For most of his life, Raymond Barfield was a person of faith. He grew up in the church and maintained his faith right up to his early years as a physician. But his time working as a pediatric oncologist pushed him to the limits of his emotional and spiritual capacity.
He experienced burnout and temporarily abandoned his faith. Those experiences led Barfield to spend years thinking deeply about what it means to believe in God and how to understand love in its truest form. Today Barfield is an oncologist and pediatric palliative care specialist at Duke Health. He is also a writer, and a professor of pediatrics and Christian philosophy at Duke University. He speaks with host Frank Stasio about his philosophical writing and his life’s work as a palliative care physician.
On understanding the language of his patients:
The way that we described them on our rounds — which was mostly with the language of biology — sometimes with the language of finance, sometimes with the language of liability. But none of those languages were the languages families and patients were using. They were talking about what they were afraid of — what they hoped for. They were telling us what was at risk, what they might lose, what they had lost.

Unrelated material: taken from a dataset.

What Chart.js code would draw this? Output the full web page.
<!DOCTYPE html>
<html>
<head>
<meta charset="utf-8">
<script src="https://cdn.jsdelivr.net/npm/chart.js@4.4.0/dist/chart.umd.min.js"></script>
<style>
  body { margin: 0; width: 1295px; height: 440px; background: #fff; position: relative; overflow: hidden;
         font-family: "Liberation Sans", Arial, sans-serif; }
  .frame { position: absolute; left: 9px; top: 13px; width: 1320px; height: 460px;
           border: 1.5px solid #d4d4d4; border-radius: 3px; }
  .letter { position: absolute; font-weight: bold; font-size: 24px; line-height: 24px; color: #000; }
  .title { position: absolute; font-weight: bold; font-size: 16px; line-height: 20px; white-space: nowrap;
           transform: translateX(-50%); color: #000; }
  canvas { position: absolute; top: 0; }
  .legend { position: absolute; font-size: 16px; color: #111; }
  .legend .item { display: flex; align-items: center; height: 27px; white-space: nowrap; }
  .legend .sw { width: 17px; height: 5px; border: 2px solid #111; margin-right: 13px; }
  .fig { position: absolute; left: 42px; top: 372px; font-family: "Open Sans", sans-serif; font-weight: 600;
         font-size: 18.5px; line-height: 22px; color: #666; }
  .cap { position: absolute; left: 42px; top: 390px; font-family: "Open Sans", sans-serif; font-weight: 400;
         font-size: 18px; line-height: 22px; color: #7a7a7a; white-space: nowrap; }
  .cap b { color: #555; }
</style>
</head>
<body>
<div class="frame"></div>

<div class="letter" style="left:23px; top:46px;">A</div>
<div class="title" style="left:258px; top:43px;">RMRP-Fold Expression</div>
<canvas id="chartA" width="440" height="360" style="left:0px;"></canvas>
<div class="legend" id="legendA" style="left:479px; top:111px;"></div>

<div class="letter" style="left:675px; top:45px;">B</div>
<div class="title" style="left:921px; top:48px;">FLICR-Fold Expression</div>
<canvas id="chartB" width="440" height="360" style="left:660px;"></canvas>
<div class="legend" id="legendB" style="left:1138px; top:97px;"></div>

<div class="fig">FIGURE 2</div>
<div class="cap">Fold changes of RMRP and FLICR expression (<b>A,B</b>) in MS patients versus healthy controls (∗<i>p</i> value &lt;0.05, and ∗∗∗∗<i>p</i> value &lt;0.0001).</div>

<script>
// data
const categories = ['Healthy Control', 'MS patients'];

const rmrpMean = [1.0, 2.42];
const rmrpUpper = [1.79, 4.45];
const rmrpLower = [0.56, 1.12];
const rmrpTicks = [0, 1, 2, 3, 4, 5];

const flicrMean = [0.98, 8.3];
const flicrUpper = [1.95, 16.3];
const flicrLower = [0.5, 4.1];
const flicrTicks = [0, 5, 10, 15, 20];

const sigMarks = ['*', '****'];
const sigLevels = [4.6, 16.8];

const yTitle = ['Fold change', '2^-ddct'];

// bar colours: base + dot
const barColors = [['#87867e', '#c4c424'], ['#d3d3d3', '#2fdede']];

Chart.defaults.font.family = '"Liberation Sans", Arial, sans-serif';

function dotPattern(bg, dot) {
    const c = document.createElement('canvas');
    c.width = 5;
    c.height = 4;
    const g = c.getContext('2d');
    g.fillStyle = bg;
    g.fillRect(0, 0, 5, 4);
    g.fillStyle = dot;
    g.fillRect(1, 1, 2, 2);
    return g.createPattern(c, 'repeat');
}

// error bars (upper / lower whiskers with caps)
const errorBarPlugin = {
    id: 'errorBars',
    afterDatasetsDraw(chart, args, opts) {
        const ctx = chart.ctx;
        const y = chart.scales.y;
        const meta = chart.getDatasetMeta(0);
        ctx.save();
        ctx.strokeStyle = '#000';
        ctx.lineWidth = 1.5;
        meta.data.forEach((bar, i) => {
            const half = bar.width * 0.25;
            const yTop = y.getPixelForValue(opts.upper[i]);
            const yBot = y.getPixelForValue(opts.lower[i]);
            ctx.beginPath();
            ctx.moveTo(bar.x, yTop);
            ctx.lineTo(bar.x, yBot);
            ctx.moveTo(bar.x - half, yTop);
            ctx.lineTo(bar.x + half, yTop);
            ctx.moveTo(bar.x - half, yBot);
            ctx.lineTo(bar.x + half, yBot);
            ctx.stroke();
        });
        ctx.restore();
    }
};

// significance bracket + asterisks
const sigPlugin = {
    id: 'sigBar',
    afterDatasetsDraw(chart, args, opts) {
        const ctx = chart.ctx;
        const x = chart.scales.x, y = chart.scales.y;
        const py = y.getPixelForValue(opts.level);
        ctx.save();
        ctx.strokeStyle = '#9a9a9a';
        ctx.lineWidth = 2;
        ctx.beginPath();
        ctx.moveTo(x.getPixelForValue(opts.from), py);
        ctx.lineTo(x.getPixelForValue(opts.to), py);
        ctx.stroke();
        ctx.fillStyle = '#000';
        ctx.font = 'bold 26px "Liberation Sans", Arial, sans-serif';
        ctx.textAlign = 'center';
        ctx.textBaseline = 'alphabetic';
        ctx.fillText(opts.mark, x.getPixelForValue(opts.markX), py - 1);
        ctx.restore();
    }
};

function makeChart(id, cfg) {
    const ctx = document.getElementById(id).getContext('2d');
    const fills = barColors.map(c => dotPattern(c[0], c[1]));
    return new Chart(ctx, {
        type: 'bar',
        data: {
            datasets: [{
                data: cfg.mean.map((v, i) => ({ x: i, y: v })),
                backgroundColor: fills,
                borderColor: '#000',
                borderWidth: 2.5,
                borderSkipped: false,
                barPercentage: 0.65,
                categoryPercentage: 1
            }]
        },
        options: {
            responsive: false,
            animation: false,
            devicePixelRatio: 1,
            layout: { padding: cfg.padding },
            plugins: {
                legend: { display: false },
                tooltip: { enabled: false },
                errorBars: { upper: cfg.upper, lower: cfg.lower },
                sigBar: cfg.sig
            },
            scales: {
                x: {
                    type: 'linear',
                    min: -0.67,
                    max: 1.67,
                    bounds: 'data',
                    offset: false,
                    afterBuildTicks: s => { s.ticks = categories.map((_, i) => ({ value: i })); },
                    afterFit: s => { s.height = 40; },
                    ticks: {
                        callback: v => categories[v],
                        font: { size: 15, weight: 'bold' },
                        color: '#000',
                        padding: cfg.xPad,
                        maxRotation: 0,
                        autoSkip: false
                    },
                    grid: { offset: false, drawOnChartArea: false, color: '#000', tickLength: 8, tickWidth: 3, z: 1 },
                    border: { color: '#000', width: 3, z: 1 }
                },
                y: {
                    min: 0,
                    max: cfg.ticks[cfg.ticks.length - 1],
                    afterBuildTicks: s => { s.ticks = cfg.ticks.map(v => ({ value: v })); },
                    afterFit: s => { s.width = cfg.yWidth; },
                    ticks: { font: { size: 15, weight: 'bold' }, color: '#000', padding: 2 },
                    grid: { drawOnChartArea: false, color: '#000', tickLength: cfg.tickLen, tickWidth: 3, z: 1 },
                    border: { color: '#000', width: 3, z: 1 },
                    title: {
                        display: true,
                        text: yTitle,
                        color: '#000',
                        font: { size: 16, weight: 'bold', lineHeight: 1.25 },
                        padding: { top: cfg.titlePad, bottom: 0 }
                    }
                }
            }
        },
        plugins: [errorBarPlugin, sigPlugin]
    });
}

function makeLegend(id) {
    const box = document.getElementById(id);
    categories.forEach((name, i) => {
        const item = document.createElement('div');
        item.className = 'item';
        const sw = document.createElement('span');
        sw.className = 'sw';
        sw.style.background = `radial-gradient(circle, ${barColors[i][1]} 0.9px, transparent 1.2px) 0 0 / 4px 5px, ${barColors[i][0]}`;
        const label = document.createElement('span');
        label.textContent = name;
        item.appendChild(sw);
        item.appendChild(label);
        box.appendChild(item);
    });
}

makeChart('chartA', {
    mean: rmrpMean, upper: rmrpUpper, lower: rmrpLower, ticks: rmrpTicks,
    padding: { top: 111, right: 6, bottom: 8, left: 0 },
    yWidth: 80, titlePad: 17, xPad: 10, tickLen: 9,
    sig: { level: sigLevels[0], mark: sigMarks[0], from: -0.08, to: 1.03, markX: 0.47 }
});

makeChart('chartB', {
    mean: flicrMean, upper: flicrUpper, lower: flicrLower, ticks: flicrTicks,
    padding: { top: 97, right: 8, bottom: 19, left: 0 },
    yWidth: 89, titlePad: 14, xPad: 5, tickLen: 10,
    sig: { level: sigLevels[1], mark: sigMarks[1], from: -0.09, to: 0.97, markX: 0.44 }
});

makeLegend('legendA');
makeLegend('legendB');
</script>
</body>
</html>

On learning to listen with patience and love:
Once I learned how to be more present to them, rather than going straight to the fix, they would tell me things like, “That's the first time that I've ever actually been listened to by a doctor. It's the first time I've felt heard by a doctor."
On his personal crisis while working as a bone marrow transplant physician:
We had a 50 percent mortality rate, and the way we justified it to ourselves is without the transplant it would be 100 percent mortality rate, so at least we're doing better than 100 percent mortality rate. But the density of death and suffering that I experienced during that phase of my career really tested everything about me.
On the challenge of caring for dying patients:
My formation as physician had not given me the skills that I needed to walk into a room where I was no longer able to offer a cure and yet to continue to be meaningfully present as a physician to the patient and to the family. As soon as I lost the language of cure — as soon as I could no longer be the hero that walked into the room and said, “We've got this. I have something that might be able to cure you.” As soon as I lost that, I didn't know what to say.
On reframing his understanding of God:
I came across a Catholic, Thomas Aquinas, who sort of is the central theologian of the Catholic Church. And in his “Summa Theologica,” I came across this one little sentence that changed the way that I framed the search for God. And Thomas Aquinas, the church father of the Catholic church said, “The deepest thing that we can know in this life about God is that we don't know what God is.” And I thought that if Thomas Aquinas can say that then surely it's OK if I don't have a comprehensive explanation for who or what God is.